To celebrate a century of service in the greater Philadelphia region, the Philadelphia Foundation this summer will donate $1 million to nine area nonprofits—and the organization wants all of us to help choose the winners.
In the spring, nearly 200 community organizations applied for the Foundation’s $1 million Key to Community grants initiative. The Foundation narrowed it down to 15 finalists An online poll will choose which nine of those will receive some prize money. Three first place winners will receive $200,000 each; three second place $100,000; and three third place winners $33,000. Leaders from the nine winning organizations will also be invited to the Philadelphia Foundation’s Leadership Institute in the fall of 2019.
“Our mission as a community foundation is to create more connections and help alleviate need within the community,” says Ramos.
Pedro Ramos, Philadelphia Foundation President and CEO, says the one-of-a-kind public grantmaking goes to the heart of the Foundation’s mission: Civic participation. In particular, Ramos says, they were inspired by the idea of voting, a civic duty that brings people and organizations together. And it seems to be working: So far, more than 70,000 people have voted.
“Voting has gone way beyond our expectations,” Ramos says. “And the great thing: Organizations that previously did not have a large social media presence are up and alive now. We always want to equalize the grantmaking process and show that every organization, big or small, can apply for funding.”
The finalists are organized into three categories—Economic Prosperity; Opportunity Divide; and Community and Civic Engagement—and include small and large organizations, usually around a specific project. So far, the winning entries at more than 8,000 votes each, are HACE, for a plan to make home ownership more accessible to North Philadelphia families; Philadelphia Youth Basketball, to double the size of its middle school basketball program; and ECA Knight Training Center for HVAC training for people returning from prison. Other entries include Philabundance Community Kitchen, to double the size of its culinary training program; Girls, Inc., for STEM programming; and PCCY to train parents to become advocates for their children.
“This grant initiative is an opportunity for us to really bring greater public attention to the work that is being done by nonprofits that we depend on in many ways,” says Ramos.

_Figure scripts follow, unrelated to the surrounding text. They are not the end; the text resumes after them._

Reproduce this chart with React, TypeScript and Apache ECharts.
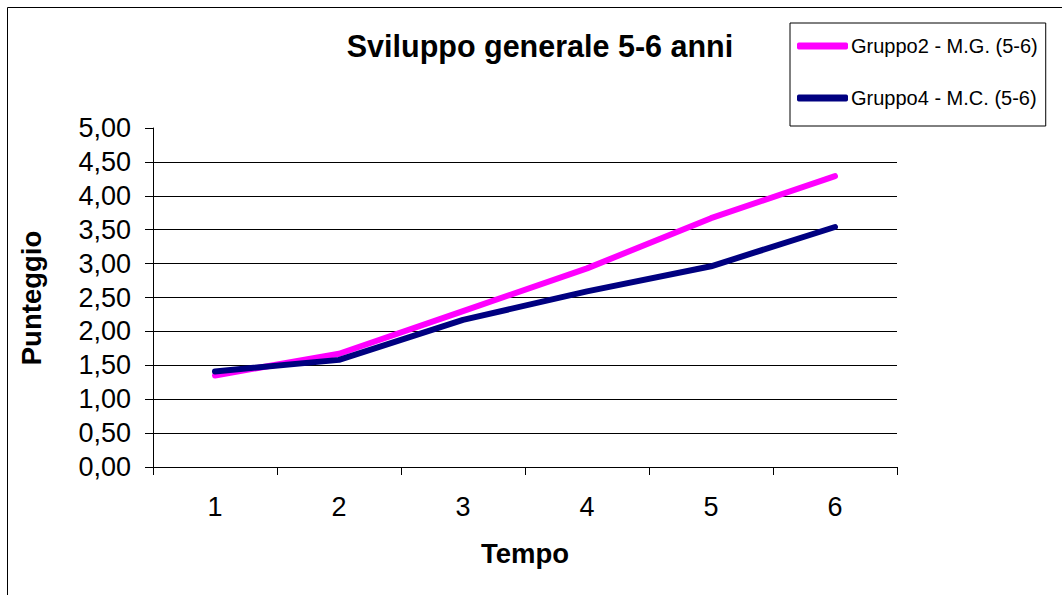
import React, { useEffect, useRef } from "react";
import * as echarts from "echarts";

const categories = ["1", "2", "3", "4", "5", "6"];
const gruppo2 = [1.35, 1.67, 2.3, 2.93, 3.67, 4.29];
const gruppo4 = [1.41, 1.58, 2.17, 2.59, 2.96, 3.54];
const seriesNames = ["Gruppo2 - M.G. (5-6)", "Gruppo4 - M.C. (5-6)"];
const titleText = "Sviluppo generale 5-6 anni";
const xName = "Tempo";
const yName = "Punteggio";

const FONT = "'Liberation Sans', Arial, sans-serif";

export default function App() {
  const ref = useRef<HTMLDivElement>(null);
  useEffect(() => {
    if (!ref.current) return;
    const chart = echarts.init(ref.current, null, { renderer: "svg" });
    chart.setOption({
      animation: false,
      backgroundColor: "#ffffff",
      textStyle: { fontFamily: FONT, color: "#000" },
      title: {
        text: titleText,
        left: 540,
        top: 30,
        textAlign: "center",
        padding: 0,
        textStyle: { fontFamily: FONT, fontSize: 30.5, fontWeight: "bold", color: "#000" },
      },
      legend: {
        orient: "vertical",
        left: 790,
        top: 23,
        padding: [12, 8, 17, 7],
        itemGap: 30,
        itemWidth: 51,
        itemHeight: 7,
        icon: "roundRect",
        borderColor: "#000",
        borderWidth: 1,
        borderRadius: 0,
        textStyle: { fontFamily: FONT, fontSize: 20, color: "#000", padding: [0, 0, 0, -2], lineHeight: 22 },
        data: seriesNames,
      },
      grid: { left: 153, right: 165, top: 128, bottom: 128, containLabel: false },
      xAxis: {
        type: "category",
        data: categories,
        boundaryGap: true,
        axisLine: { show: true, lineStyle: { color: "#000", width: 1 } },
        axisTick: { show: true, length: 8, inside: false, lineStyle: { color: "#000" } },
        axisLabel: { fontFamily: FONT, fontSize: 27, color: "#000", margin: 26 },
        splitLine: { show: false },
      },
      yAxis: {
        type: "value",
        min: 0,
        max: 5,
        interval: 0.5,
        axisLine: { show: true, lineStyle: { color: "#000", width: 1 } },
        axisTick: { show: true, length: 8, lineStyle: { color: "#000" } },
        axisLabel: {
          fontFamily: FONT,
          fontSize: 27,
          color: "#000",
          margin: 22,
          formatter: (v: number) => v.toFixed(2).replace(".", ","),
        },
        splitLine: { show: true, showMaxLine: false, lineStyle: { color: "#000", width: 1 } },
      },
      graphic: [
        {
          type: "rect",
          shape: { x: 7.5, y: 7.5, width: 1100, height: 700 },
          style: { fill: "none", stroke: "#000", lineWidth: 1 },
          silent: true,
          z: -10,
        },
        {
          type: "text",
          x: 525,
          y: 553,
          style: {
            text: xName,
            fontFamily: FONT,
            fontSize: 27.5,
            fontWeight: "bold",
            fill: "#000",
            textAlign: "center",
            textVerticalAlign: "middle",
          },
        },
        {
          type: "text",
          x: 31,
          y: 298,
          rotation: Math.PI / 2,
          style: {
            text: yName,
            fontFamily: FONT,
            fontSize: 27.5,
            fontWeight: "bold",
            fill: "#000",
            textAlign: "center",
            textVerticalAlign: "middle",
          },
        },
      ],
      series: [
        {
          name: seriesNames[0],
          type: "line",
          data: gruppo2,
          symbol: "none",
          color: "#FF00FF",
          lineStyle: { color: "#FF00FF", width: 6, cap: "round", join: "round" },
        },
        {
          name: seriesNames[1],
          type: "line",
          data: gruppo4,
          symbol: "none",
          color: "#000080",
          lineStyle: { color: "#000080", width: 6, cap: "round", join: "round" },
        },
      ],
    });
    return () => chart.dispose();
  }, []);
  return (
    <div
      ref={ref}
      style={{ position: "absolute", left: 0, top: 0, width: 1062, height: 595 }}
    />
  );
}
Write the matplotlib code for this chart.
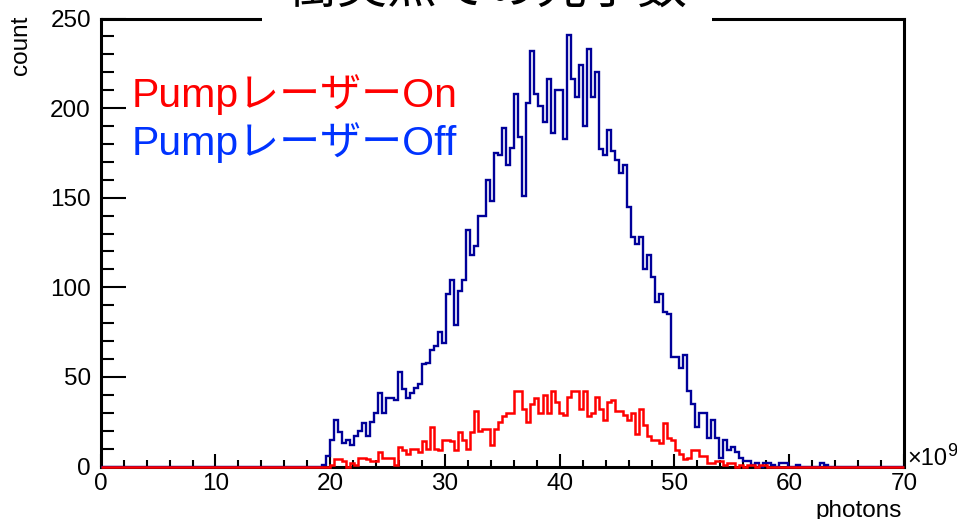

The public call for help is a way for everyday Philadelphians to be armchair philanthropists, even if they lack the means to contribute their own funds. Ramos said in the spring when he announced the initiative that he hopes it can be a trigger for even greater involvement, whether through volunteering, or gathering with neighbors, or working together to solve a problem in the community. As part of its centennial celebration, the Philadelphia Foundation is also extending its programming in previously unseen ways—reaching out to younger audiences and leading community engagement efforts around the city. In March, for example, the Foundation led a group of future and past partners, supporters and other organizations to paint a public mural at the Museum of the American Revolution.
It is all for the purpose, Ramos says, not of being a final capstone of the past 100 years, but as a way to kickstart the organization’s future.
“Our mission as a community foundation is to create more connections and help alleviate need within the community,” says Ramos. “Among these needs are opportunities, solutions, and resources that are both monetary and involve public engagement, awareness and citizenry. Public events like these allow both needs to be met.”